WRITTEN EXERCISE:
Output the lines exactly, from the one where "Emit a Python" appears through the one where "facecolor='#f8f8f8', edgecolor='none', zorder=0))" appears. Images are left out.

TASK MATERIAL:
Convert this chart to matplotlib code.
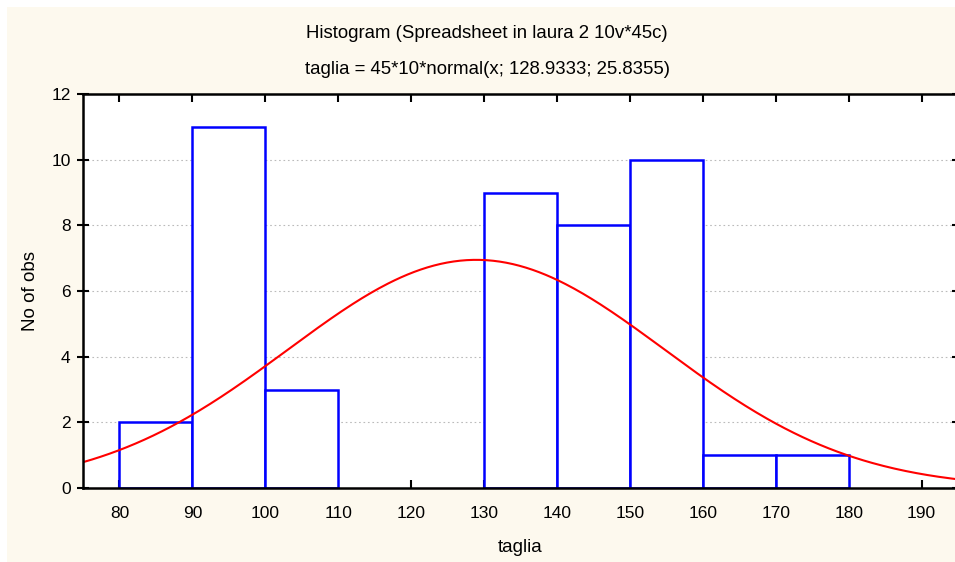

...

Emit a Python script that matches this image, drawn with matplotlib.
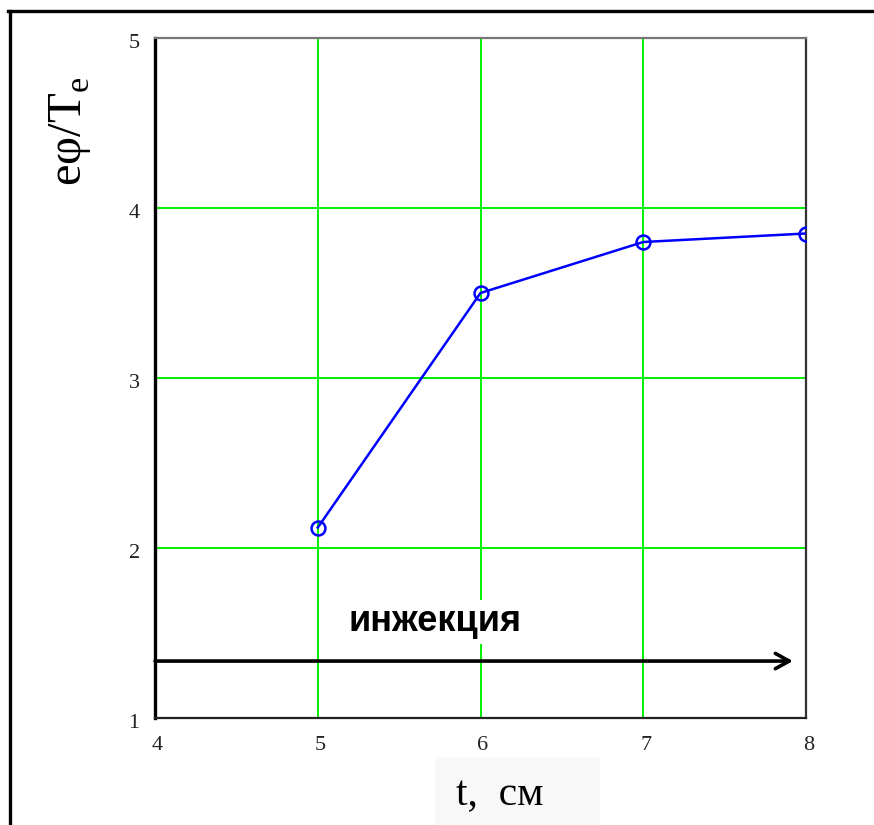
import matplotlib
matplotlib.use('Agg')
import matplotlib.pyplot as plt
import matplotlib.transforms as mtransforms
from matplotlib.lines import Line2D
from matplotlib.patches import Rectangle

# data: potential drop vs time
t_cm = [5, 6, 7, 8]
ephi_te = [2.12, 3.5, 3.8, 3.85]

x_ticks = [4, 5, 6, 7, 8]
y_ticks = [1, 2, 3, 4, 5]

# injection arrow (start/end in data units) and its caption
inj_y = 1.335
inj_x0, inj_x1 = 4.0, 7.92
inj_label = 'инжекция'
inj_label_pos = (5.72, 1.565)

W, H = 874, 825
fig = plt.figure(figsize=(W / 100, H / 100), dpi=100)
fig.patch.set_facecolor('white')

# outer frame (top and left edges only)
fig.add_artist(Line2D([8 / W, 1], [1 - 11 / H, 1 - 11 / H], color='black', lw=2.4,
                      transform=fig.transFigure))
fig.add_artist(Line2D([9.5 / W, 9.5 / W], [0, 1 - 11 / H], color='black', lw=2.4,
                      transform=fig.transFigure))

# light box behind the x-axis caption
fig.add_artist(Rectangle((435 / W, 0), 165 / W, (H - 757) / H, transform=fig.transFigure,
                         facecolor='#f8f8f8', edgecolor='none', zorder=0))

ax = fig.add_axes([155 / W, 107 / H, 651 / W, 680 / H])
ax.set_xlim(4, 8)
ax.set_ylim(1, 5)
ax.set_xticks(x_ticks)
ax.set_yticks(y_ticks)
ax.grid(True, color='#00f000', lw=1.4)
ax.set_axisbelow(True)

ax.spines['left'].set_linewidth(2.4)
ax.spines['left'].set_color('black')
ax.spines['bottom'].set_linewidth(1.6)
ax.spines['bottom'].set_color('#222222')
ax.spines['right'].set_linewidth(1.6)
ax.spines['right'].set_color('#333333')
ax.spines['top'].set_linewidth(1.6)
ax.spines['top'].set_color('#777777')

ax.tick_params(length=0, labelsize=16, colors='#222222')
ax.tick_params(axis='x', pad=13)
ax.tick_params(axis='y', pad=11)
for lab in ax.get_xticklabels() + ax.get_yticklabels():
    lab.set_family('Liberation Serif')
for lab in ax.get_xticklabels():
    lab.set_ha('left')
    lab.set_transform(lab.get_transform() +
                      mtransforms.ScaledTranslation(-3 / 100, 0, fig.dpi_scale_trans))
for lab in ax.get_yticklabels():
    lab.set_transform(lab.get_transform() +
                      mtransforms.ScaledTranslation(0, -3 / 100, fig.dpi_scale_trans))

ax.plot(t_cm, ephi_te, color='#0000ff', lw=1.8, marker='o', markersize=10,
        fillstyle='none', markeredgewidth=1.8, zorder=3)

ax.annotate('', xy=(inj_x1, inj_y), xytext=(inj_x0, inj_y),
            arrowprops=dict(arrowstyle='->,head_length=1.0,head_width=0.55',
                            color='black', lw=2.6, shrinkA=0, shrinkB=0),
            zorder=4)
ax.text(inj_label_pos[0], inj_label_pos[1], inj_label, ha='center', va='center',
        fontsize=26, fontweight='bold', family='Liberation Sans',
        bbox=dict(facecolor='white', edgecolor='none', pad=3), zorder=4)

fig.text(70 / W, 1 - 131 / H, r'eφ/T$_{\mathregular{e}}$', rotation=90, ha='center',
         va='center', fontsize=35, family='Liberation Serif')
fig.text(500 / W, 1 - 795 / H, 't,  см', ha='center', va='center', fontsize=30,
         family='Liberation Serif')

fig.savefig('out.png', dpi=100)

OUTPUT OF THE TASK:
Emit a Python script that matches this image, drawn with matplotlib.
import matplotlib
matplotlib.use('Agg')
import matplotlib.pyplot as plt
import matplotlib.transforms as mtransforms
from matplotlib.lines import Line2D
from matplotlib.patches import Rectangle

# data: potential drop vs time
t_cm = [5, 6, 7, 8]
ephi_te = [2.12, 3.5, 3.8, 3.85]

x_ticks = [4, 5, 6, 7, 8]
y_ticks = [1, 2, 3, 4, 5]

# injection arrow (start/end in data units) and its caption
inj_y = 1.335
inj_x0, inj_x1 = 4.0, 7.92
inj_label = 'инжекция'
inj_label_pos = (5.72, 1.565)

W, H = 874, 825
fig = plt.figure(figsize=(W / 100, H / 100), dpi=100)
fig.patch.set_facecolor('white')

# outer frame (top and left edges only)
fig.add_artist(Line2D([8 / W, 1], [1 - 11 / H, 1 - 11 / H], color='black', lw=2.4,
                      transform=fig.transFigure))
fig.add_artist(Line2D([9.5 / W, 9.5 / W], [0, 1 - 11 / H], color='black', lw=2.4,
                      transform=fig.transFigure))

# light box behind the x-axis caption
fig.add_artist(Rectangle((435 / W, 0), 165 / W, (H - 757) / H, transform=fig.transFigure,
                         facecolor='#f8f8f8', edgecolor='none', zorder=0))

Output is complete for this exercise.